Korea, as the last two trips, was a dream. Great food, sight seeing, appreciative audiences, autographs, pictures with fans. It’s a good thing I’m a very grounded, practical person, or I could get used to that. I came home to a fair amount of jet lag and massive spaciness. A lot of day sleeping and continual forwarding of my to do list. Spoiler alert - nothing got done last week. But the kids made it to school every day, got hot dinners, and Bobby didn’t poop his pants. I’ll chalk that up to a win.

A lot of what kept me stymied last week was the sickening dread of Mother’s Day. I found myself getting pretty emotional and panicky about it. It started when, after planning a get together for the last year with two friends with problematic mothers, one of them bailed, and the other never said anything so I assume decided to bail, also. I was inordinately upset about it and it dragged me down all week. Also, it was chilly and gloomy here, I was jet lagged, and PMSing. In other words - the perfect cocktail to set me off on a tailspin. 

In a text conversation the BF reminded me to try to take the focus off of my own mother and put it on myself as the mother of these kids. I have tried to do this in the past but failed. But this time? This time I’m pissed. I’m sick of being a wreck on Mother’s Day. That woman robbed me of so many things - she doesn’t get to rob me of this, too. So I decided to do a little old school brain rewiring, which worked so well for me years ago to overcome intrusive thoughts, suicidal ideation, depression, panic disorder, etc. So for the last few days whenever I’ve been tempted to ruminate I fiercely redirect my thoughts with a simple, “no, this day is about me, not her,” and it’s been working. I find myself actually looking forward to it. It is my day, dammit. I earned this shit - from every labor contraction to every butt wiped, every hug given to every sassy comment endured. I get to have a day. And it’s delightful to be able to spend it with people who love and appreciate me. 

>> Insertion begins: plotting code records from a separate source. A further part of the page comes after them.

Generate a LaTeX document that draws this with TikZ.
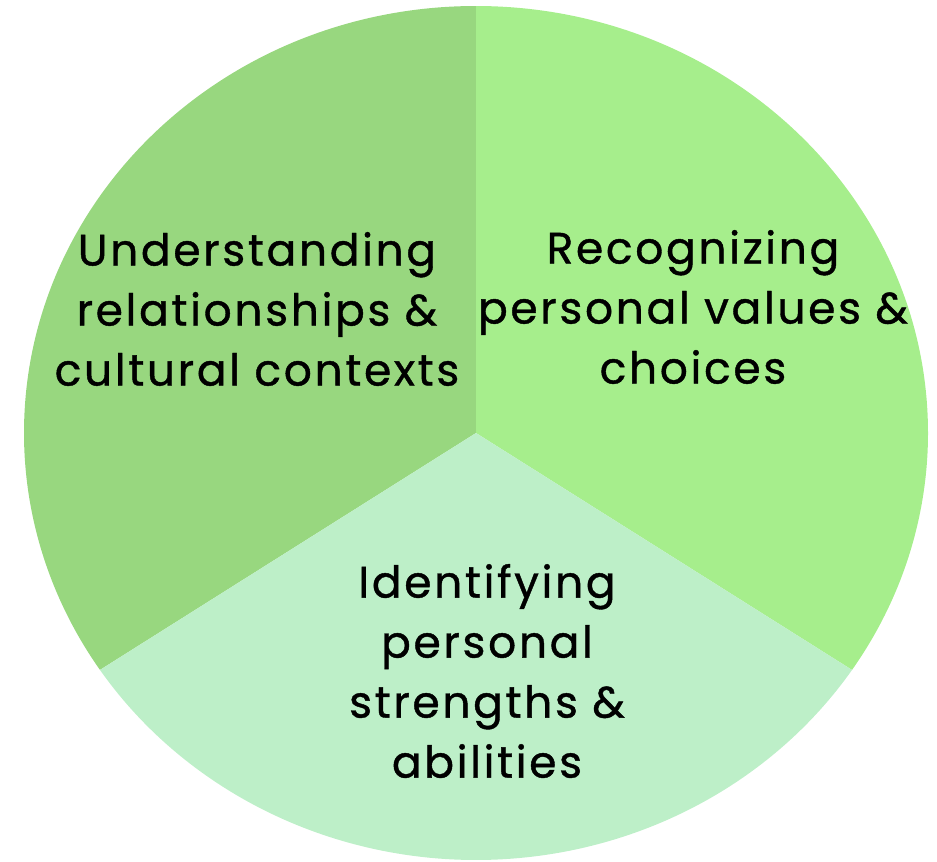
\documentclass[tikz,border=0pt]{standalone}
\usepackage{fontspec}
\usetikzlibrary{calc}
\setmainfont{Poppins}[LetterSpace=6,FakeBold=0.9]
\definecolor{secL}{RGB}{152,215,127}
\definecolor{secR}{RGB}{166,238,140}
\definecolor{secB}{RGB}{189,239,200}
\tikzset{
  lbl/.style={align=center, inner sep=0pt, text=black,
    font=\fontsize{44}{60}\selectfont},
  arcopt/.style={x radius=452pt, y radius=427pt}
}
\begin{document}
\begin{tikzpicture}[x=1pt,y=1pt]
\useasboundingbox (0,0) rectangle (937,-862);
\coordinate (C) at (476,-433);
\coordinate (T) at (476,-6);
\coordinate (BL) at ($(C)+(213.7:452pt and 427pt)$);
\fill[secL] (C) -- (T) arc[start angle=90, end angle=213.7, arcopt] -- cycle;
\fill[secR] (C) -- (T) arc[start angle=90, end angle=-33.7, arcopt] -- cycle;
\fill[secB] (C) -- (BL) arc[start angle=213.7, end angle=326.3, arcopt] -- cycle;
\node[lbl] (left) at (257,-309) {Understanding\\relationships \&\\cultural contexts};
\node[lbl] (right) at (693,-307) {Recognizing\\personal values \&\\choices};
\node[lbl] (bottom) at (487,-671) {Identifying\\personal\\strengths \&\\abilities};
\end{tikzpicture}
\end{document}
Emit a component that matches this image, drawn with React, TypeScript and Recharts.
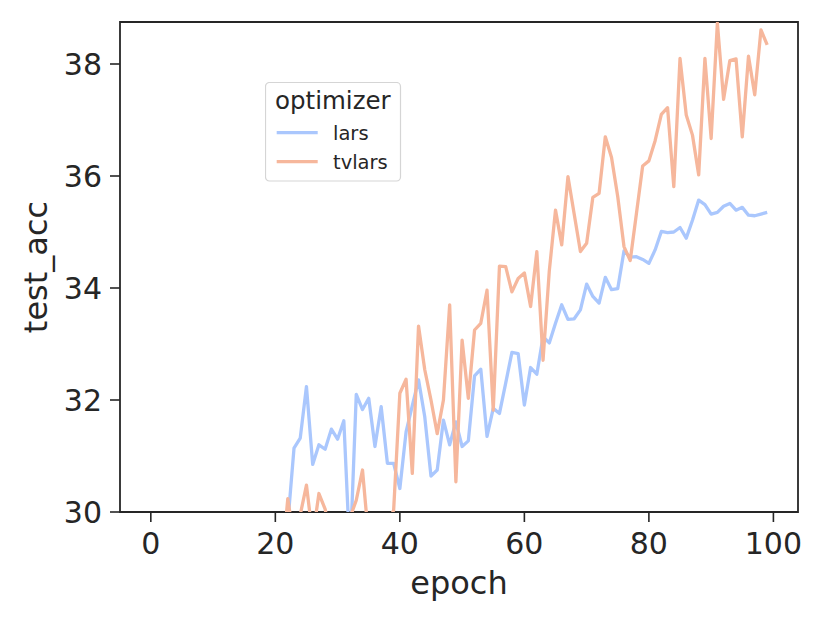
import React from 'react';
import { LineChart, Line, XAxis, YAxis, Legend, ReferenceArea } from 'recharts';

// epochs 0-20 sit below the y floor of 30 and are not visible in the figure
const EPOCHS = [
    21, 22, 23, 24, 25, 26, 27, 28, 29, 30, 31, 32, 33, 34, 35, 36, 37, 38, 39, 40,
    41, 42, 43, 44, 45, 46, 47, 48, 49, 50, 51, 52, 53, 54, 55, 56, 57, 58, 59, 60,
    61, 62, 63, 64, 65, 66, 67, 68, 69, 70, 71, 72, 73, 74, 75, 76, 77, 78, 79, 80,
    81, 82, 83, 84, 85, 86, 87, 88, 89, 90, 91, 92, 93, 94, 95, 96, 97, 98, 99,
];

const LARS = [
    28.8, 29.8, 31.14, 31.32, 32.24, 30.85, 31.2, 31.12, 31.48, 31.3, 31.63, 29.2, 32.1, 31.83, 32.03, 31.17, 31.88, 30.87, 30.87, 30.42,
    31.43, 31.9, 32.36, 31.7, 30.64, 30.75, 31.64, 31.2, 31.61, 31.17, 31.27, 32.43, 32.55, 31.35, 31.85, 31.76, 32.3, 32.85, 32.83, 31.91,
    32.58, 32.46, 33.13, 33.02, 33.37, 33.7, 33.44, 33.45, 33.61, 34.07, 33.85, 33.73, 34.19, 33.97, 33.99, 34.66, 34.55, 34.56, 34.51, 34.44,
    34.68, 35.01, 34.99, 35.0, 35.08, 34.89, 35.21, 35.57, 35.49, 35.32, 35.35, 35.46, 35.51, 35.39, 35.44, 35.3, 35.29, 35.32, 35.35,
];

const TVLARS = [
    29.0, 30.24, 29.49, 29.95, 30.48, 29.55, 30.33, 30.05, 29.5, 29.4, 29.5, 29.9, 30.21, 30.75, 29.5, 29.6, 29.7, 29.8, 30.03, 32.12,
    32.37, 30.69, 33.32, 32.54, 32.0, 31.4, 32.0, 33.7, 30.54, 33.07, 32.03, 33.25, 33.37, 33.96, 31.82, 34.39, 34.38, 33.93, 34.17, 34.27,
    33.67, 34.65, 32.71, 34.3, 35.39, 34.77, 35.99, 35.32, 34.65, 34.8, 35.62, 35.69, 36.7, 36.33, 35.63, 34.74, 34.49, 35.33, 36.18, 36.27,
    36.63, 37.1, 37.22, 35.81, 38.1, 37.09, 36.73, 36.02, 38.1, 36.67, 38.73, 37.37, 38.06, 38.09, 36.7, 38.14, 37.45, 38.61, 38.34,
];

const X_TICKS = [0, 20, 40, 60, 80, 100];
const Y_TICKS = [30, 32, 34, 36, 38];
const X_DOMAIN = [-4.95, 103.95];
const Y_DOMAIN = [30, 38.75];

const LARS_COLOR = '#aac7fd';
const TVLARS_COLOR = '#f6b79c';
const INK = '#262626';
const FONT = '"DejaVu Sans", sans-serif';

const data = EPOCHS.map((epoch, i) => ({ epoch, lars: LARS[i], tvlars: TVLARS[i] }));

function AxisTitle({ px, py, rot, text }: { px: number; py: number; rot?: number; text: string }) {
    return (
        <text
            x={px}
            y={py}
            textAnchor="middle"
            fontSize={32}
            fontFamily={FONT}
            fill={INK}
            transform={rot ? `rotate(${rot}, ${px}, ${py})` : undefined}
        >
            {text}
        </text>
    );
}

function LegendBox({ payload }: any) {
    const items = payload || [];
    return (
        <svg width={137} height={101} style={{ display: 'block' }}>
            <rect x={0.5} y={0.5} width={135} height={98.5} rx={4} fill="#ffffff" fillOpacity={0.8} stroke="#d5d5d5" strokeWidth={1.2} />
            <text x={10} y={26.5} fontSize={24.5} fontFamily={FONT} fill={INK}>optimizer</text>
            {items.map((item: any, i: number) => (
                <g key={item.value}>
                    <line x1={11.7} x2={52.7} y1={50.7 + i * 29} y2={50.7 + i * 29} stroke={item.color} strokeWidth={3.3} />
                    <text x={68} y={58 + i * 28.5} fontSize={19.5} fontFamily={FONT} fill={INK}>{item.value}</text>
                </g>
            ))}
        </svg>
    );
}

export default function App() {
    const tickStyle = { fontSize: 30, fontFamily: FONT, fill: INK };
    return (
        <div style={{ position: 'absolute', left: 0, top: 0, width: 830, height: 623, background: '#ffffff' }}>
            <LineChart width={830} height={623} data={data} margin={{ top: 22, right: 32, bottom: 0, left: 0 }}>
                <XAxis
                    dataKey="epoch"
                    type="number"
                    domain={X_DOMAIN}
                    ticks={X_TICKS}
                    allowDataOverflow
                    height={111}
                    axisLine={false}
                    tickSize={10}
                    tickMargin={11}
                    tickLine={{ stroke: INK, strokeWidth: 1.6 }}
                    tick={tickStyle}
                    interval={0}
                    label={<AxisTitle px={459} py={594} text="epoch" />}
                />
                <YAxis
                    type="number"
                    domain={Y_DOMAIN}
                    ticks={Y_TICKS}
                    allowDataOverflow
                    width={120}
                    axisLine={false}
                    tickSize={10}
                    tickMargin={8}
                    tickLine={{ stroke: INK, strokeWidth: 1.6 }}
                    tick={tickStyle}
                    interval={0}
                    label={<AxisTitle px={47} py={267} rot={-90} text="test_acc" />}
                />
                <Line
                    type="linear"
                    dataKey="lars"
                    name="lars"
                    stroke={LARS_COLOR}
                    strokeWidth={3.3}
                    strokeLinejoin="round"
                    dot={false}
                    activeDot={false}
                    isAnimationActive={false}
                />
                <Line
                    type="linear"
                    dataKey="tvlars"
                    name="tvlars"
                    stroke={TVLARS_COLOR}
                    strokeWidth={3.3}
                    strokeLinejoin="round"
                    dot={false}
                    activeDot={false}
                    isAnimationActive={false}
                />
                <ReferenceArea
                    x1={X_DOMAIN[0]}
                    x2={X_DOMAIN[1]}
                    y1={Y_DOMAIN[0]}
                    y2={Y_DOMAIN[1]}
                    fill="none"
                    fillOpacity={0}
                    stroke={INK}
                    strokeWidth={1.8}
                />
                <Legend
                    layout="vertical"
                    align="center"
                    verticalAlign="middle"
                    content={<LegendBox />}
                    wrapperStyle={{ left: 265, top: 82, width: 137, height: 101 }}
                />
            </LineChart>
        </div>
    );
}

Now, who knows how tomorrow will actually go. But I think, much like the last time I took a stand against my self-abusive thoughts, that I’m just sick of them and ready to let them go. Sometimes you just have to be ready to move on. I think I am. I don’t want to be upset anymore. I’m tired of it. 

In other news, I’m looking forward to finally having my registration system switched over next weekend (hallelujah) so I can at last get into the work of running my business, I go to Portland next weekend, the kids have four weeks left of school, and I get to plant my edible garden on Thursday. 

And hey, you. HAPPY MOTHER’S DAY, DAMMIT!




1 comment:

  1. Good for you for re-wiring your brain! It's so hard for me to remember that it's an option!

    Mother's Day was hard for me too. I'm not sure why. Expectations? Missing my mom? Hormones?